La proposta del Partito Democratico si propone semplicemente di delegare alle regioni l’istituzione, il numero ed i confini delle province, in un’ottica che se da un lato può apparire un semplice scaricabarile, dall’altro risponde alla visione di un’Italia più federale: che sia ciascuna regione a decidere se ed in che modo dividere il proprio territorio, e che siano i cittadini di quelle regioni a pagare per tali suddivisioni.

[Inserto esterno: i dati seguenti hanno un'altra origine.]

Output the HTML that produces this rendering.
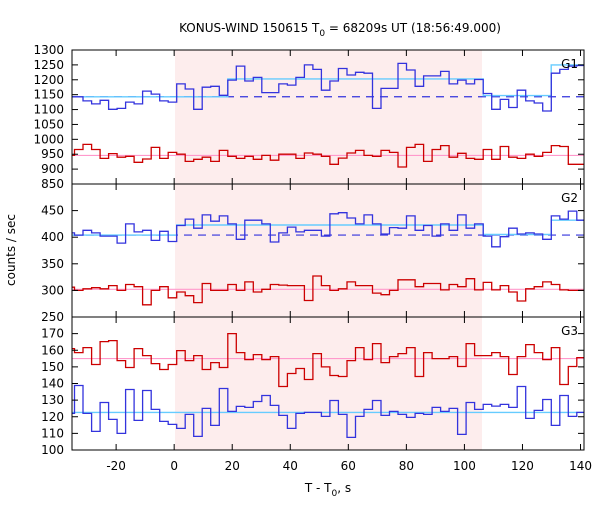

Il comma 1 dell’articolo 3 rimanda ad una successiva legge dello Stato per identificare le funzionalità delle province; se a prima vista questo passaggio potrebbe essere simile a quello della proposta dell’IdV il fatto che si parli non già di trasferimenti ad altri enti ma di redifinizione delle funzioni di un ente esistente dovrebbe renderne più semplice la scrittura, se non altro considerata la possbilità tutt’altro che remota che le funzioni delle province restino le stesse.
Il vero dubbio su questa proposta, in realtà, è la sua speranza di approvazione: se l’Atto 1990 dell’IdV, presentato il 5 dicembre 2008, è stato votato nel luglio 2011, è chiaro che l’Atto 4439 del PD, presentato il 21 giugno 2011, ha ben poche probabilità di arrivare ad un esito prima della fine della legislatura. Non è quindi chiaro se il PD voglia veramente tentare di far passare la sua proposta o se sia invece solo uno specchietto messo a testimoniare un impegno in realtà senza alcuna possibilità di realizzazione.

La querelle sulle province, dal punto politico, rimarca quindi una volta di più la distanza tra le varie forze del centrosinistra, come già era accaduto con la proposta di legge del PD sulla gestione dell’acqua pubbllica. Di fatto l’Italia dei Valori è per la soppressione dell’istituto delle province, rendendo da quattro a tre i livelli di aggregazione del Paese (comuni, regioni, Stato); il Partito Democratico intende invece spostare la giurisdizione delle province dallo Stato alle regioni, delegando a ciascuna di queste la facoltà di istituire, cancellare e modificare le province interne al proprio territorio.

Ma la soluzione ibrida escogitata dal PD in che modo è inseribile in un programma unitario di centrosinistra, e, soprattutto, è conforme con la volontà dell’elettorato? Bene sarebbe stato per Bersani ed il suo partito indire uno di quei famosi – ormai mitologici – referendum a cui gli iscritti sarebbero stati chiamati sui temi di importanza capitale: quale che ne fosse stato l’esito, il PD avrebbe avuto le spalle coperte al momento del voto e della presentazione della propria controproposta.

Invece, una volta di più, il centrosinistra accusa un pesante danno d’immagine (il PD di appartenenza alla Casta, la coalizione di scarsa coesione), per di più in un momento in cui la situazione politica del Paese richiede senza ulteriori appelli un’opposizione unita per la costruzione di una vera alternativa di governo.